Your question made me think immediately of the Choric Song of the Lotus Eaters, by Tennyson. I could be way off, but have a scan through it for the words "toil" and "sleep".

Surely, surely, slumber is more sweet than toil, the shore
Than labour in the deep mid-ocean, wind and wave and oar;
O, rest ye, brother mariners, we will not wander more.

posted by kev23f at 7:09 AM on August 7, 2013


I don't think Frost had that meaning in mind but my grandfather (truck driver, cab driver) always did when he used this poem on me. So I have since also felt Frost was telling us that sleep was the reward for hard work.
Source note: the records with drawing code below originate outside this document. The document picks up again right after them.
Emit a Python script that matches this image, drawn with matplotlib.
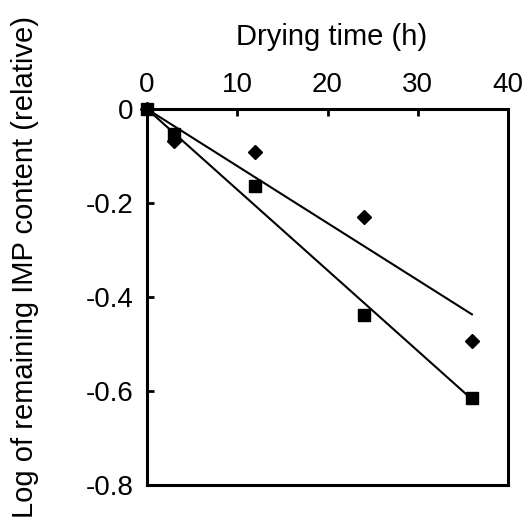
import numpy as np
import matplotlib
matplotlib.use('Agg')
import matplotlib.pyplot as plt

# temps de sechage (h) et log du contenu IMP restant
temps = [0, 3, 12, 24, 36]
log_losange = [0, -0.068, -0.091, -0.229, -0.494]
log_carre = [0, -0.053, -0.164, -0.438, -0.614]

x_ticks = [0, 10, 20, 30, 40]
y_ticks = [0, -0.2, -0.4, -0.6, -0.8]
y_labels = ['0', '-0.2', '-0.4', '-0.6', '-0.8']

plt.rcParams['font.family'] = ['Liberation Sans', 'DejaVu Sans']

fig = plt.figure(figsize=(5.26, 5.21), dpi=100)
ax = fig.add_axes([0.2795, 0.0691, 0.6863, 0.7217])

t = np.array(temps, dtype=float)
for y, mk, ms in [(log_losange, 'D', 7.2), (log_carre, 's', 9)]:
    y = np.array(y)
    # droite de tendance passant par l'origine
    pente = np.sum(t * y) / np.sum(t * t)
    xs = np.array([0, t.max()])
    ax.plot(xs, pente * xs, color='black', lw=1.5, zorder=2)
    ax.plot(t, y, linestyle='none', marker=mk, ms=ms, color='black', zorder=3,
            clip_on=False)

ax.set_xlim(0, 40)
ax.set_ylim(-0.8, 0)
ax.xaxis.tick_top()
ax.xaxis.set_label_position('top')
ax.set_xticks(x_ticks)
ax.set_yticks(y_ticks)
ax.set_yticklabels(y_labels)
ax.tick_params(axis='both', direction='in', length=5, width=2, labelsize=20)
ax.tick_params(axis='x', pad=8)
ax.tick_params(axis='y', pad=9.5)
for s in ax.spines.values():
    s.set_linewidth(2.2)

ax.set_xlabel('Drying time (h)', fontsize=21)
ax.xaxis.set_label_coords(0.51, 1.17)
ax.set_ylabel('Log of remaining IMP content (relative)', fontsize=21)
ax.yaxis.set_label_coords(-0.30, 0.58)

fig.savefig('out.png', dpi=100)
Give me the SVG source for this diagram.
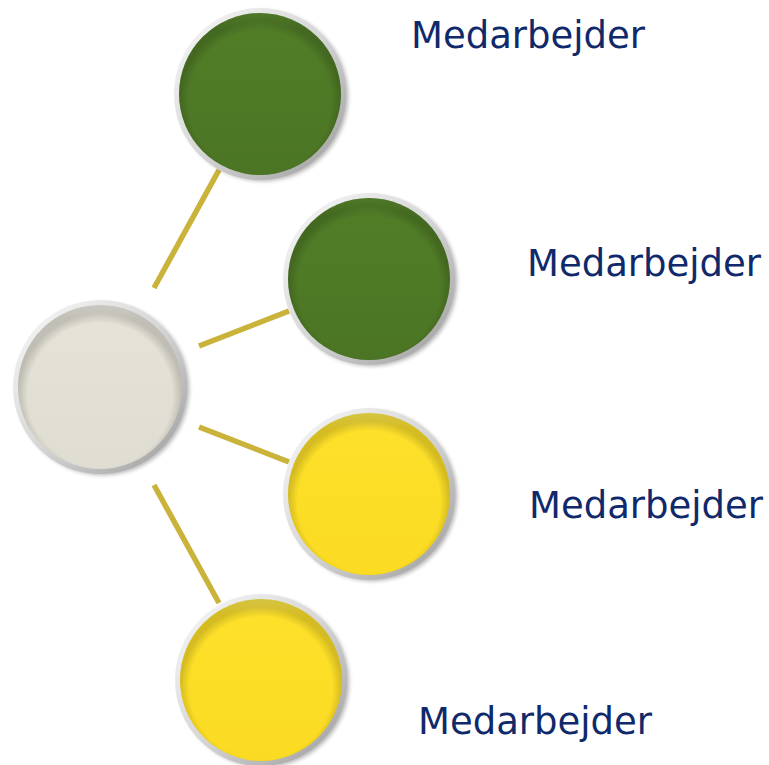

The woods are lovely, dark, and deep,
But I have promises to keep,
And miles to go before I sleep,
And miles to go before I sleep.
posted by wobumingbai at 8:29 AM on August 7, 2013


Do but consider what an excellent thing sleep is: it is so inestimable a jewel that, if a tyrant would give his crown for an hour's slumber, it cannot be bought: of so beautiful a shape is it, that though a man lie with an Empress, his heart cannot beat quiet till he leaves her embracements to be at rest with the other: yea, so greatly indebted are we to this kinsman of death, that we owe the better tributary, half of our life to him: and there is good cause why we should do so: for sleep is that golden chain that ties health and our bodies together. Who complains of want? of wounds? of cares? of great men's oppressions? of captivity? whilst he sleepeth? Beggars in their beds take as much pleasure as kings: can we therefore surfeit on this delicate Ambrosia? Can we drink too much of that whereof to taste too little tumbles us into a churchyard, and to use it but indifferently throws us into Bedlam? No, no, look upon Endymion, the moon's minion, who slept three score and fifteen years, and was not a hair the worse for it.